• _Set problem_
Reproduce the material below line by line, beginning with its first line and ending with the line that contains "fig = go.Figure()"; leave out pictures.

--

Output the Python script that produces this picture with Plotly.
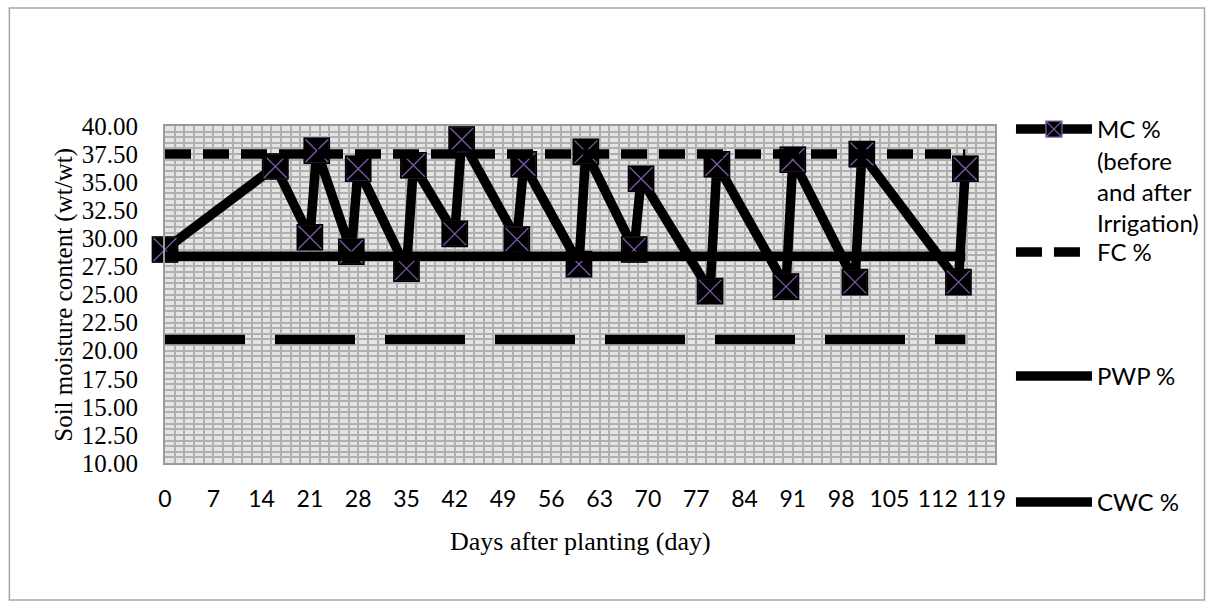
import plotly.graph_objects as go

# Moisture content measured just before and just after each irrigation
days = [0, 16, 21, 22, 27, 28, 35, 36, 42, 43, 51, 52, 60, 61, 68, 69,
        79, 80, 90, 91, 100, 101, 115, 116]
mc = [29.0, 36.4, 30.1, 37.8, 28.8, 36.2, 27.3, 36.5, 30.4, 38.8, 29.9, 36.6,
      27.7, 37.7, 29.0, 35.3, 25.3, 36.6, 25.7, 37.0, 26.1, 37.5, 26.1, 36.2]

# Reference moisture levels over the season
ref_days = [0, 116]
fc = [37.5, 37.5]
pwp = [21.0, 21.0]
cwc = [28.4, 28.4]

x_ticks = list(range(0, 120, 7))
y_ticks = [10 + 2.5 * i for i in range(13)]

W, H = 1216, 608
L, R, T, B = 165, 997, 126, 463


def px(xp):
    return (xp - L) / (R - L)


def py(yp):
    return (B - yp) / (B - T)


LINE_W = 9.5
MARK = 25
fig = go.Figure()

fig.add_trace(go.Scatter(
    x=days, y=mc, mode="lines+markers", name="MC %<br>(before<br>and after<br>Irrigation)",
    line=dict(color="black", width=LINE_W),
    marker=dict(symbol="square-x", size=MARK, color="black",
                line=dict(color="#7a5aa8", width=1.3)),
    cliponaxis=False, legend="legend",
))
# black rim over the marker edges
fig.add_trace(go.Scatter(
    x=days, y=mc, mode="markers", showlegend=False,
    marker=dict(symbol="square-open", size=MARK, color="black",
                line=dict(color="black", width=1.6)),
    cliponaxis=False, hoverinfo="skip",
))
fig.add_trace(go.Scatter(
    x=ref_days, y=fc, mode="lines", name="FC %",
    line=dict(color="black", width=LINE_W, dash="26px,12px"), legend="legend2",
))
fig.add_trace(go.Scatter(
    x=ref_days, y=pwp, mode="lines", name="PWP %",
    line=dict(color="black", width=LINE_W, dash="80px,30px"), legend="legend3",
))
fig.add_trace(go.Scatter(
    x=ref_days, y=cwc, mode="lines", name="CWC %",
    line=dict(color="black", width=LINE_W), legend="legend4",
))

leg_font = dict(family="Lato", size=24, color="black")
leg_common = dict(xanchor="left", yanchor="top", bgcolor="rgba(0,0,0,0)",
                  font=leg_font, itemwidth=76, valign="top", borderwidth=0)
leg_x = px(1013)

grid_col = "#b0b0b0"
axis_col = "#9a9a9a"

fig.update_layout(
    width=W, height=H,
    margin=dict(l=L, r=W - R, t=T, b=H - B),
    paper_bgcolor="white",
    plot_bgcolor="#e4e4e4",
    legend=dict(x=leg_x, y=py(107), **leg_common),
    legend2=dict(x=leg_x, y=py(230), **leg_common),
    legend3=dict(x=leg_x, y=py(354), **leg_common),
    legend4=dict(x=leg_x, y=py(480), **leg_common),
    xaxis=dict(
        range=[0, 120.3], tickmode="array", tickvals=x_ticks,
        ticktext=[str(v) for v in x_ticks],
        tickfont=dict(family="Lato", size=23, color="black"),
        ticklabelstandoff=14,
        showgrid=True, gridcolor=grid_col, gridwidth=1.5,
        minor=dict(dtick=1.4, tick0=0, showgrid=True, gridcolor=grid_col, gridwidth=1.5),
        showline=True, linecolor=axis_col, linewidth=2, mirror=True,
        zeroline=False, ticks="",
    ),
    yaxis=dict(
        range=[10, 40], tickmode="array", tickvals=y_ticks,
        ticktext=[f"{v:.2f}" for v in y_ticks],
        tickfont=dict(family="Liberation Serif", size=25, color="black"),
        ticklabelstandoff=20,
        showgrid=True, gridcolor=grid_col, gridwidth=1.5,
        minor=dict(dtick=0.5, tick0=10, showgrid=True, gridcolor=grid_col, gridwidth=1.5),
        showline=True, linecolor=axis_col, linewidth=2, mirror=True,
        zeroline=False, ticks="",
    ),
    shapes=[dict(type="rect", xref="paper", yref="paper",
                 x0=px(9), x1=px(1207), y0=py(600), y1=py(8),
                 line=dict(color="#a6a6a6", width=1.5), layer="below")],
    annotations=[
        dict(text="Days after planting (day)", xref="paper", yref="paper",
             x=0.5, y=py(541), xanchor="center", yanchor="middle", showarrow=False,
             font=dict(family="Liberation Serif", size=26, color="black")),
        dict(text="Soil moisture content (wt/wt)", xref="paper", yref="paper",
             x=px(63), y=0.5, xanchor="center", yanchor="middle", showarrow=False,
             textangle=-90,
             font=dict(family="Liberation Serif", size=25, color="black")),
    ],
)

fig.write_html("out.html")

--

• _Solution to this problem_
Output the Python script that produces this picture with Plotly.
import plotly.graph_objects as go

# Moisture content measured just before and just after each irrigation
days = [0, 16, 21, 22, 27, 28, 35, 36, 42, 43, 51, 52, 60, 61, 68, 69,
        79, 80, 90, 91, 100, 101, 115, 116]
mc = [29.0, 36.4, 30.1, 37.8, 28.8, 36.2, 27.3, 36.5, 30.4, 38.8, 29.9, 36.6,
      27.7, 37.7, 29.0, 35.3, 25.3, 36.6, 25.7, 37.0, 26.1, 37.5, 26.1, 36.2]

# Reference moisture levels over the season
ref_days = [0, 116]
fc = [37.5, 37.5]
pwp = [21.0, 21.0]
cwc = [28.4, 28.4]

x_ticks = list(range(0, 120, 7))
y_ticks = [10 + 2.5 * i for i in range(13)]

W, H = 1216, 608
L, R, T, B = 165, 997, 126, 463


def px(xp):
    return (xp - L) / (R - L)


def py(yp):
    return (B - yp) / (B - T)


LINE_W = 9.5
MARK = 25
fig = go.Figure()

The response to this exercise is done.